Armed groups and some forces affiliated with two rival Libyan governments vying for legitimacy are committing rampant abuses against Libyans and foreigners with impunity, Human Rights Watch said in its World Report 2018.
Since the eruption of pitched conflict in May 2014, armed groups unlawfully killed, disappeared, tortured, forcibly displaced, and arbitrarily detained and kidnapped people, for political, economic, or criminal motives. Hundreds of thousands of Libyans remained internally displaced, while armed groups and criminals exploited and subjected to violence thousands of migrants, mostly from sub-Saharan Africa.
“The migration crisis in the central Mediterranean shows the rest of the world that it is ignoring Libya’s human rights disaster at its own peril,” said Eric Goldstein, deputy Middle East director at Human Rights Watch. “Stabilizing the situation in Libya requires establishing some measure of accountability for the rampant abuse being committed by various actors.”

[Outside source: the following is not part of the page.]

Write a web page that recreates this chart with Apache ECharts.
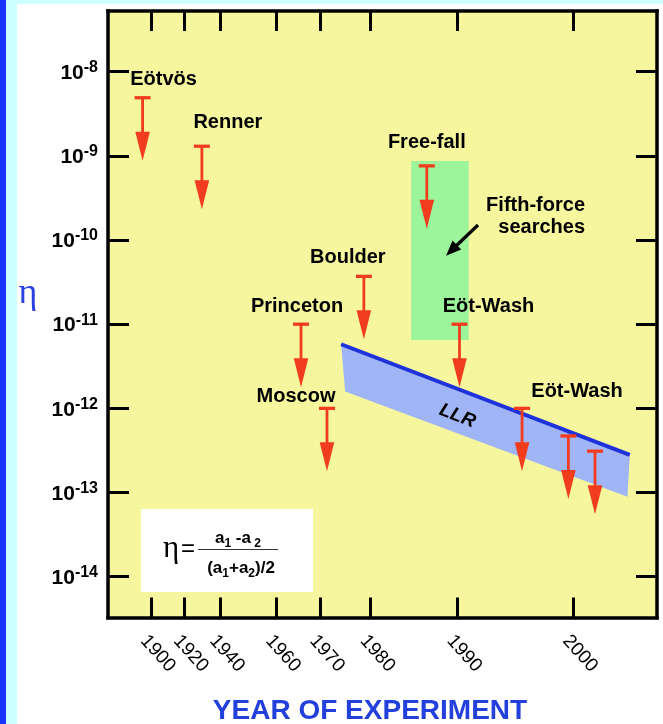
<!DOCTYPE html>
<html><head><meta charset="utf-8">
<script src="https://cdn.jsdelivr.net/npm/echarts@6.0.0/dist/echarts.min.js"></script>
<style>html,body{margin:0;padding:0;background:#fff;}#c{width:663px;height:724px;}</style>
</head><body><div id="c"></div>
<script>
// ---------- data ----------
const tickYears = [1900, 1920, 1940, 1960, 1970, 1980, 1990, 2000];
// the reference's year axis is not linear: axis-scale value of each tick year (0..100 across the frame)
const tickSlots = [7.8, 13.8, 20.4, 30.6, 38.6, 47.8, 63.6, 84.7];
const decadeExponents = [-14, -13, -12, -11, -10, -9, -8];

const experiments = ['Eötvös', 'Renner', 'Princeton', 'Moscow', 'Boulder', 'Free-fall', 'Eöt-Wash', 'Eöt-Wash', 'Eöt-Wash', 'Eöt-Wash'];
const expYears   = [1895, 1930, 1965.7, 1971.4, 1978.7, 1986.5, 1990.2, 1995.6, 1999.6, 2001.9];
const expLimits  = [4.9e-9, 1.3e-9, 1.0e-11, 1.0e-12, 3.7e-11, 7.6e-10, 1.0e-11, 1.0e-12, 4.7e-13, 3.1e-13];
const expShowName = [true, true, true, true, true, true, true, true, false, false];

const llrTopYears = [1974.2, 2004.9];
const llrTopLimits = [5.77e-12, 2.79e-13];
const llrBottomYears = [1975.0, 2004.7];
const llrBottomLimits = [1.58e-12, 8.93e-14];

const fifthForceYears = [1984.7, 1991.0];
const fifthForceLimits = [6.5e-12, 8.7e-10];

// ---------- styles / layout ----------
const SANS = 'Liberation Sans, Arial, Helvetica, sans-serif';
const SERIF = 'Liberation Serif, Times New Roman, serif';
const RED = '#f23c1e';
const ARROW_LEN = 63, HEAD_LEN = 29, HEAD_HALF = 7.3;
// label offset (px) from the cap centre, one per experiment
const labelOffsets = [[21, -18], [26, -24], [-4, -18], [-31, -12], [-16, -19], [0, -23], [29, -18], [55, -17], [0, 0], [0, 0]];

function warp(yr) {
  const n = tickYears.length;
  let i = 0;
  if (yr >= tickYears[n - 1]) i = n - 2;
  else if (yr > tickYears[0]) { while (yr > tickYears[i + 1]) i++; }
  const t = (yr - tickYears[i]) / (tickYears[i + 1] - tickYears[i]);
  return tickSlots[i] + t * (tickSlots[i + 1] - tickSlots[i]);
}
function yearLabel(v) {
  for (let i = 0; i < tickSlots.length; i++) if (Math.abs(tickSlots[i] - v) < 1e-6) return String(tickYears[i]);
  return '';
}
const lg = Math.log10;

const axisLineStyle = { color: '#000', width: 3.5, cap: 'square' };
function xAx(pos, labels) {
  return {
    type: 'value', position: pos, min: 0, max: 100,
    axisLine: { show: true, onZero: false, lineStyle: axisLineStyle },
    axisTick: { show: true, inside: true, length: 20, lineStyle: { color: '#000', width: 3 }, customValues: tickSlots },
    axisLabel: { show: labels, customValues: tickSlots, rotate: -48, margin: 14, verticalAlign: 'top', color: '#000', fontSize: 19, fontFamily: SANS, formatter: yearLabel },
    splitLine: { show: false }
  };
}
function yAx(pos, labels) {
  return {
    type: 'value', position: pos, min: -14.485, max: -7.28,
    axisLine: { show: true, onZero: false, lineStyle: axisLineStyle },
    axisTick: { show: true, inside: true, length: 21, lineStyle: { color: '#000', width: 3 }, customValues: decadeExponents },
    axisLabel: {
      show: labels, customValues: decadeExponents, margin: 10, color: '#000',
      formatter: v => '{b|10}{s|' + v + '}',
      rich: {
        b: { fontSize: 21, fontWeight: 'bold', fontFamily: SANS, color: '#000', lineHeight: 24, verticalAlign: 'bottom' },
        s: { fontSize: 16, fontWeight: 'bold', fontFamily: SANS, color: '#000', lineHeight: 16, verticalAlign: 'top' }
      }
    },
    splitLine: { show: false }
  };
}

const arrowData = expYears.map((y, i) => [warp(y), lg(expLimits[i])]);

const option = {
  animation: false,
  backgroundColor: '#fff',
  grid: { left: 108, right: 6, top: 11, bottom: 106.5, show: true, backgroundColor: '#f6f69e', borderWidth: 0, containLabel: false, outerBoundsMode: 'none' },
  xAxis: [xAx('bottom', true), xAx('top', false)],
  yAxis: [yAx('left', true), yAx('right', false)],
  series: [
    {
      type: 'custom', name: 'Fifth-force searches', z: 1, clip: false,
      encode: { x: [0, 2], y: [1, 3] },
      data: [[warp(fifthForceYears[0]), lg(fifthForceLimits[1]), warp(fifthForceYears[1]), lg(fifthForceLimits[0])]],
      renderItem: (params, api) => {
        const a = api.coord([api.value(0), api.value(1)]);
        const b = api.coord([api.value(2), api.value(3)]);
        return { type: 'rect', shape: { x: a[0], y: a[1], width: b[0] - a[0], height: b[1] - a[1] }, style: { fill: '#9cf49b' } };
      }
    },
    {
      type: 'custom', name: 'LLR', z: 2, clip: false,
      encode: { x: [0, 2, 4, 6], y: [1, 3, 5, 7] },
      data: [[warp(llrTopYears[0]), lg(llrTopLimits[0]), warp(llrTopYears[1]), lg(llrTopLimits[1]),
              warp(llrBottomYears[1]), lg(llrBottomLimits[1]), warp(llrBottomYears[0]), lg(llrBottomLimits[0])]],
      renderItem: (params, api) => {
        const pts = [0, 1, 2, 3].map(k => api.coord([api.value(2 * k), api.value(2 * k + 1)]));
        const angle = Math.atan2(pts[1][1] - pts[0][1], pts[1][0] - pts[0][0]);
        const ml = [(pts[0][0] + pts[3][0]) / 2, (pts[0][1] + pts[3][1]) / 2];
        const mr = [(pts[1][0] + pts[2][0]) / 2, (pts[1][1] + pts[2][1]) / 2];
        const t = 0.4;
        const cx = ml[0] + t * (mr[0] - ml[0]), cy = ml[1] + t * (mr[1] - ml[1]) + 5;
        return {
          type: 'group', children: [
            { type: 'polygon', shape: { points: pts }, style: { fill: '#a0b5f6' } },
            { type: 'text', x: cx, y: cy, rotation: -angle, style: { text: 'LLR', fontSize: 19, fontWeight: 'bold', fontStyle: 'italic', fontFamily: SANS, fill: '#000', align: 'center', verticalAlign: 'middle' } }
          ]
        };
      }
    },
    {
      type: 'line', name: 'LLR limit', z: 3, symbol: 'none', silent: true,
      data: llrTopYears.map((y, i) => [warp(y), lg(llrTopLimits[i])]),
      lineStyle: { color: '#1e32dc', width: 4 }
    },
    {
      type: 'custom', name: 'Experiments', z: 4, clip: false,
      encode: { x: 0, y: 1 },
      data: arrowData,
      renderItem: (params, api) => {
        const i = params.dataIndex;
        const p = api.coord([api.value(0), api.value(1)]);
        const x = p[0], y = p[1];
        const kids = [
          { type: 'rect', shape: { x: x - 8, y: y - 1.6, width: 16, height: 3.3 }, style: { fill: RED } },
          { type: 'rect', shape: { x: x - 1.4, y: y, width: 2.8, height: ARROW_LEN - HEAD_LEN + 1 }, style: { fill: RED } },
          { type: 'polygon', shape: { points: [[x - HEAD_HALF, y + ARROW_LEN - HEAD_LEN], [x + HEAD_HALF, y + ARROW_LEN - HEAD_LEN], [x, y + ARROW_LEN]] }, style: { fill: RED } }
        ];
        if (expShowName[i]) {
          kids.push({ type: 'text', x: x + labelOffsets[i][0], y: y + labelOffsets[i][1],
            style: { text: experiments[i], fontSize: 20, fontWeight: 'bold', fontFamily: SANS, fill: '#000', align: 'center', verticalAlign: 'middle' } });
        }
        return { type: 'group', children: kids };
      }
    }
  ],
  graphic: [
    { type: 'rect', z: 0, shape: { x: 6, y: 0, width: 657, height: 3.7 }, style: { fill: '#ccffff' } },
    { type: 'rect', z: 0, shape: { x: 6, y: 0, width: 11, height: 724 }, style: { fill: '#ccffff' } },
    { type: 'rect', z: 0, shape: { x: 0, y: 0, width: 6, height: 724 }, style: { fill: '#1933ff' } },
    { type: 'text', z: 10, x: 28, y: 294, style: { text: 'η', fontSize: 36, fontFamily: SERIF, fill: '#2a40e0', align: 'center', verticalAlign: 'middle' } },
    { type: 'text', z: 10, x: 370, y: 711, style: { text: 'YEAR OF EXPERIMENT', fontSize: 28, fontWeight: 'bold', fontFamily: SANS, fill: '#2340dc', align: 'center', verticalAlign: 'middle' } },
    // formula box
    { type: 'rect', z: 100, shape: { x: 141, y: 509, width: 172, height: 83 }, style: { fill: '#ffffff' } },
    { type: 'text', z: 101, x: 171, y: 549, style: { text: 'η', fontSize: 31, fontFamily: SERIF, fill: '#000', align: 'center', verticalAlign: 'middle' } },
    { type: 'text', z: 101, x: 188, y: 549, style: { text: '=', fontSize: 24, fontFamily: SANS, fill: '#000', align: 'center', verticalAlign: 'middle' } },
    { type: 'line', z: 101, shape: { x1: 198, y1: 549.5, x2: 278, y2: 549.5 }, style: { stroke: '#333', lineWidth: 1 } },
    { type: 'text', z: 101, x: 238, y: 538, style: { text: '{t|a}{u|1}{t| -a}{u| 2}', align: 'center', verticalAlign: 'middle',
        rich: { t: { fontSize: 17, fontWeight: 'bold', fontFamily: SANS, fill: '#000', lineHeight: 20 }, u: { fontSize: 12, fontWeight: 'bold', fontFamily: SANS, fill: '#000', lineHeight: 12, padding: [12, 0, 0, 0] } } } },
    { type: 'text', z: 101, x: 241, y: 568, style: { text: '{t|(a}{u|1}{t|+a}{u|2}{t|)/2}', align: 'center', verticalAlign: 'middle',
        rich: { t: { fontSize: 17, fontWeight: 'bold', fontFamily: SANS, fill: '#000', lineHeight: 20 }, u: { fontSize: 12, fontWeight: 'bold', fontFamily: SANS, fill: '#000', lineHeight: 12, padding: [12, 0, 0, 0] } } } },
    // fifth-force annotation
    { type: 'text', z: 50, x: 585, y: 205, style: { text: 'Fifth-force', fontSize: 20, fontWeight: 'bold', fontFamily: SANS, fill: '#000', align: 'right', verticalAlign: 'middle' } },
    { type: 'text', z: 50, x: 585, y: 227, style: { text: 'searches', fontSize: 20, fontWeight: 'bold', fontFamily: SANS, fill: '#000', align: 'right', verticalAlign: 'middle' } },
    { type: 'line', z: 50, shape: { x1: 478, y1: 225, x2: 456, y2: 246 }, style: { stroke: '#000', lineWidth: 3.2 } },
    { type: 'polygon', z: 50, shape: { points: [[446, 255.7], [461.2, 249.6], [452.6, 240.6]] }, style: { fill: '#000' } }
  ]
};

const chart = echarts.init(document.getElementById('c'), null, { renderer: 'canvas' });
chart.setOption(option);
</script>
</body></html>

In the 643-page World Report, its 28th edition, Human Rights Watch reviews human rights practices in more than 90 countries. In his introductory essay, Executive Director Kenneth Roth writes that political leaders willing to stand up for human rights principles showed that it is possible to limit authoritarian populist agendas. When combined with mobilized publics and effective multilateral actors, these leaders demonstrated that the rise of anti-rights governments is not inevitable.
Armed conflicts since 2014 resulted in the collapse of central authority. Key institutions, most notably law enforcement and the judiciary, are dysfunctional in most parts of the country, virtually guaranteeing domestic impunity.